- _The exercise_:
Repeat the material exactly from its first line to the line that includes "idx = list(range(1, 22))". Skip pictures.
========================================
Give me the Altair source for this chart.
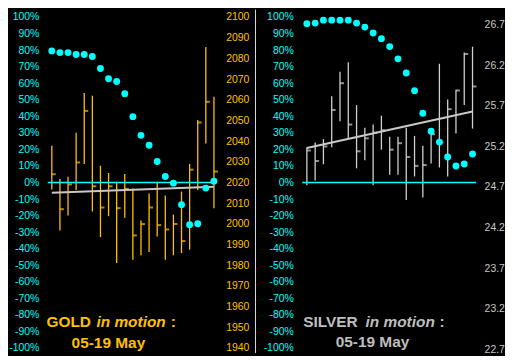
import altair as alt
import pandas as pd

# ---------------- data ----------------
idx = list(range(1, 22))

gold_high = [2037.8, 2021.7, 2022.8, 2044.0, 2063.3, 2061.9, 2028.1, 2024.6, 2020.4, 2024.1, 2017.1,
             2001.6, 2014.7, 2020.4, 2013.7, 2004.5, 2015.6, 2029.0, 2050.2, 2085.5, 2061.4]
gold_low = [2016.6, 1996.8, 2004.1, 2016.4, 2029.0, 2006.0, 1993.6, 2003.7, 1981.1, 2002.9, 1982.7,
            1984.8, 1986.4, 1993.9, 1982.7, 1984.8, 1985.9, 1987.5, 2016.4, 2038.9, 2007.6]
gold_close = [2024.0, 2007.1, 2019.1, 2029.7, 2054.6, 2018.2, 2007.9, 2018.2, 2007.6, 2016.9, 1994.4,
              1999.9, 2007.9, 1999.4, 1997.3, 1999.9, 1991.7, 2026.2, 2049.0, 2059.0, 2025.3]
gold_pct = [79.5, 78.5, 78.5, 77.3, 77.3, 76.1, 68.9, 62.7, 61.0, 53.6, 39.8,
            28.5, 22.5, 12.7, 3.6, -0.4, -13.4, -25.5, -24.9, -3.4, 0.8]
gold_reg = [2015.1, 2018.0]

silver_high = [25.19, 25.25, 25.29, 25.82, 26.12, 26.24, 25.71, 25.43, 25.47, 25.58, 25.32,
               25.32, 25.43, 25.33, 25.21, 25.37, 26.22, 25.78, 25.90, 26.36, 26.43]
silver_low = [24.72, 24.78, 24.98, 25.19, 25.51, 25.30, 24.93, 25.03, 24.72, 25.16, 24.85,
              24.85, 24.54, 24.83, 24.57, 24.99, 24.94, 24.83, 25.36, 25.71, 25.42]
silver_close = [25.15, 25.02, 25.20, 25.65, 25.98, 25.47, 25.14, 25.30, 25.37, 25.40, 25.16,
                25.24, 25.07, 24.96, 24.97, 25.35, 25.25, 25.66, 25.89, 26.34, 25.94]
silver_pct = [95.9, 96.3, 98.1, 98.1, 98.1, 98.1, 96.3, 93.9, 90.3, 86.9, 82.1,
              74.7, 66.2, 55.4, 41.8, 31.0, 24.4, 15.4, 10.0, 11.2, 17.2]
silver_reg = [25.18, 25.63]

pct_ticks = list(range(-100, 101, 10))
gold_ticks = list(range(1940, 2101, 10))
silver_ticks = [22.7, 23.2, 23.7, 24.2, 24.7, 25.2, 25.7, 26.2, 26.7]

gold_title = ["GOLD", "in motion", ":"]
silver_title = ["SILVER", "in motion", ":"]
date_text = "05-19 May"

# ---------------- style ----------------
H = 333
GOLD = "#FFC000"
CYAN = "#00FFFF"
SILV = "#D0D0D0"
REGC = "#C8C8C8"
FONT = "Liberation Sans"


def text_layer(s, xpx, ypx, color, italic=False):
    return alt.Chart(pd.DataFrame({"t": [s]})).mark_text(
        align="left", baseline="alphabetic", font=FONT, fontSize=15.5,
        fontWeight="bold", fontStyle="italic" if italic else "normal", color=color
    ).encode(text="t:N", x=alt.value(xpx), y=alt.value(ypx))


def panel(high, low, close, pct, reg, xdom, width, price_scale, price_ticks, price_fmt,
          bar_color, price_label_color, price_pad, title_parts, title_color,
          title_x, line1_y, date_x, date_y, divider_x=None):
    df = pd.DataFrame({"i": idx, "high": high, "low": low, "close": close, "pct": pct})
    rdf = pd.DataFrame({"i": [idx[0], idx[-1]], "p": reg})
    x = alt.X("i:Q", scale=alt.Scale(domain=xdom, nice=False, zero=False), axis=None)
    pct_scale = alt.Scale(domain=[-100, 100], nice=False, zero=False)

    def price_axis():
        return alt.Axis(orient="right", values=price_ticks, format=price_fmt,
                        labelColor=price_label_color, labelFont=FONT, labelFontSize=10.5,
                        labelPadding=price_pad, ticks=False, domain=False, grid=False,
                        title="", labelOverlap=False, labelFlush=False)

    def pct_axis():
        return alt.Axis(orient="left", values=pct_ticks, labelExpr="datum.value + '%'",
                        labelColor=CYAN, labelFont=FONT, labelFontSize=10.5, labelPadding=9,
                        ticks=False, domain=False, grid=False, title="",
                        labelOverlap=False, labelFlush=False)

    base = alt.Chart(df)
    bars = base.mark_rule(color=bar_color, strokeWidth=1.3).encode(
        x=x, y=alt.Y("high:Q", scale=price_scale, axis=price_axis()), y2="low:Q")
    ticks = base.mark_tick(color=bar_color, orient="horizontal", size=4, thickness=2,
                           xOffset=2).encode(
        x=x, y=alt.Y("close:Q", scale=price_scale, axis=price_axis()))
    regl = alt.Chart(rdf).mark_line(color=REGC, strokeWidth=2).encode(
        x=x, y=alt.Y("p:Q", scale=price_scale, axis=price_axis()))
    price_layer = alt.layer(bars, ticks, regl)

    zero = alt.Chart(pd.DataFrame({"z": [0]})).mark_rule(color=CYAN, strokeWidth=1.5).encode(
        y=alt.Y("z:Q", scale=pct_scale, axis=pct_axis()), x=alt.value(0), x2=alt.value(width))
    dots = base.mark_circle(color=CYAN, size=48, opacity=1).encode(
        x=x, y=alt.Y("pct:Q", scale=pct_scale, axis=pct_axis()))
    pct_layer = alt.layer(zero, dots)

    layers = [price_layer, pct_layer,
              text_layer(title_parts[0], title_x[0], line1_y, title_color),
              text_layer(title_parts[1], title_x[1], line1_y, title_color, italic=True),
              text_layer(title_parts[2], title_x[2], line1_y, title_color),
              text_layer(date_text, date_x, date_y, title_color)]
    if divider_x is not None:
        div = alt.Chart(pd.DataFrame({"d": [0]})).mark_rule(color="#D8D8D8", strokeWidth=1).encode(
            x=alt.value(divider_x), y=alt.value(-7.4), y2=alt.value(338))
        layers.append(div)
    return alt.layer(*layers).resolve_scale(y="independent").properties(width=width, height=H)


gold_panel = panel(
    gold_high, gold_low, gold_close, gold_pct, gold_reg,
    xdom=[0.5, 21.1], width=168,
    price_scale=alt.Scale(domain=[1940, 2100], nice=False, zero=False),
    price_ticks=gold_ticks, price_fmt="d", bar_color=GOLD, price_label_color=GOLD,
    price_pad=11, title_parts=gold_title, title_color=GOLD,
    title_x=[-1.3, 49, 123.7], line1_y=311.8, date_x=24, date_y=332.8, divider_x=209)

silver_panel = panel(
    silver_high, silver_low, silver_close, silver_pct, silver_reg,
    xdom=[0.44, 21.44], width=175,
    price_scale=alt.Scale(domain=[22.7, 26.7], range=[334.1, 7.9], nice=False, zero=False),
    price_ticks=silver_ticks, price_fmt=".1f", bar_color=SILV, price_label_color="#C8C8C8",
    price_pad=8, title_parts=silver_title, title_color="#BEBEBE",
    title_x=[1, 63.7, 138], line1_y=312.2, date_x=33.7, date_y=332.2)

chart = alt.hconcat(gold_panel, silver_panel, spacing=88, bounds="flush").properties(
    background="black", padding=0
).configure_view(strokeWidth=0)

chart.save("out.html", embed_options={"renderer": "svg", "actions": False})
========================================
- _Finished answer_:
Give me the Altair source for this chart.
import altair as alt
import pandas as pd

# ---------------- data ----------------
idx = list(range(1, 22))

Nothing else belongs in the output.